What we get is a load of complex arty mumbo jumbo that stops us mere mortals understanding the work on a deeper level. Sculptor Grayson Perry in his Reith lectures last year quoted an editor of an art magazine who said her predecessor didn’t have English as a first language and so the magazine ‘suffered from the wrong kind of unreadability’. Good grief.

So I was amused to stumble across Phillip Hook’s Breakfast at Sotheby’s: an A-Z of the Art World recently. It’s a light-hearted glossary that sets out to deconstruct explain what certain art world words really mean.

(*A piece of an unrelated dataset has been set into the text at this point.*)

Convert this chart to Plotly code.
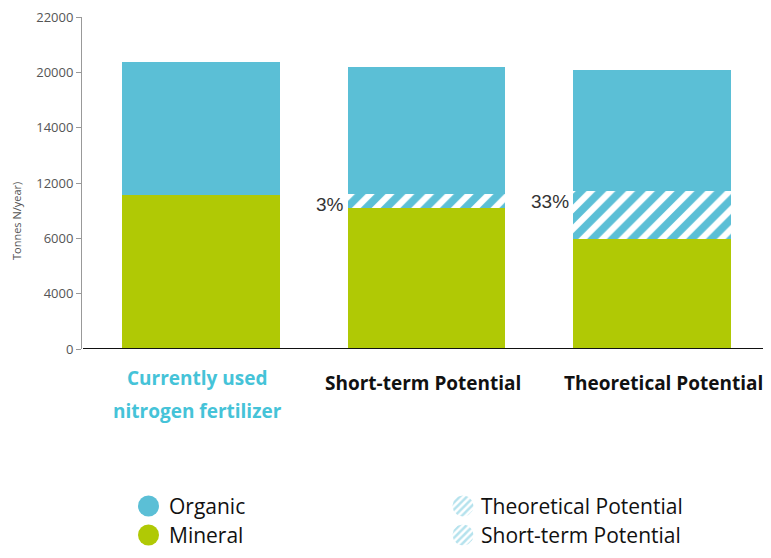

Here are a few of my favourites:

Accessible: Obvious/superficial

Challenging: Obscure, incomprehensible, unpleasant

Chromatism: Grand word for colouring

Gem/Jewel: Small painting

Gnosis: Pretentious word for knowledge of something

Honest: Inept

Journey: Career. Artists no longer have careers; they go on a journey

Mature: Debilitated by old age

Monumental: Large painting

Praxis: Pretentions synonym for practice ‘emblematic of the artist’s painterly praxis’ (translation: a typical work)

Primitive: Before 1890: inept. After 1890: powerful

Simulacrum: Grand word for imitation or replica

Space: A gallery

Subvert: Useful word to cover illogicality or inconsistency

Synthesis: More than one thing combined

Thematisation: Choice of subject matter

Trajectory: Career

Zeitgeist: An artist of their time. Those that go against fashion are referred to as ‘anaesthetising the zeitgeist.’

Breakfast at Sotheby’s: An A-Z of the Art World by Phillip Hook is available from Amazon.

Just for the record, I once wrote an essay about Palladio (Venetian architect 1508-1580) that my tutor described as being written in the style of the Sun newspaper. It was one of my proudest moments. (And yes, I still managed a 2:1.)

 

4 Comments
  • Laini
    Posted at 11:10h, 01 July Reply

    Yep – this is what turns people off art RT @TurnerInk: On the blog: The fine art of talking cobblers http://t.co/h56tn4ODri

  • Paula Gale
    Posted at 16:01h, 24 October Reply

    love this – really amusing to someone who has literally just happened upon your blog… I was so interested, I came to the home page and found this blogpost… I have always thought that art critics talk a load of bollocks; they don’t allow the average person to really learn anything regular about a painting, piece of art, sculpture. Like you, it would be interesting to know where the idea of the painting came from – did the painting turn out the same as a vision or did it start out as one thing or turn into another (like everything I seem to touch). What were they thinking as the started the piece, were they in a happy mood, depressed – what really influenced the piece to turn out like it did; what really influenced them to pick up the brush and paint. Did they just spew lots of stuff out or was each piece a considered piece. There is a particular art critic that used to have a TV program… it was very ‘turn offable’. He made me not interested because they just go to deep and make assumptions – I prefer fact. I feel a little bit the same about poetry and prose, even short stories… Sometimes people just go over the top! I’m not a write nor a painter; not even a critic, but your post interested and entertained me and so I just had to comment (if you don’t mind that the comment could have been my very own blog post as it were!).

    Smiley face from Paula x

  • Paula Gale
    Posted at 16:05h, 24 October Reply

    oops, I put a ‘to’ word instead of ‘too’ somewhere in my comment… please forgive me – it was an oversight! lol but I couldn’t BEAR to leave it and have anyone think I was ignorant or illiterate. I hate it when I make such faux pas’… there should be an edit button for people like me who read after they’ve pressed ‘post it’. grrrr! 🙂

    Paula x

  • Mike the Copywriter
    Posted at 11:33h, 25 November Reply

    It’s funny looking back to when some of these words came into my life – around the same time as discovering how deep and ‘enlightened’ my mates and I were, the word ‘juxtaposed’ appeared from nowhere. After about a week of using it to describe everything that was beside anything else, we dismissed it as ‘pretentious’. Pretentious stuck around a lot longer – being really handy for describing anything we didn’t like or understand. Good to see it still applies.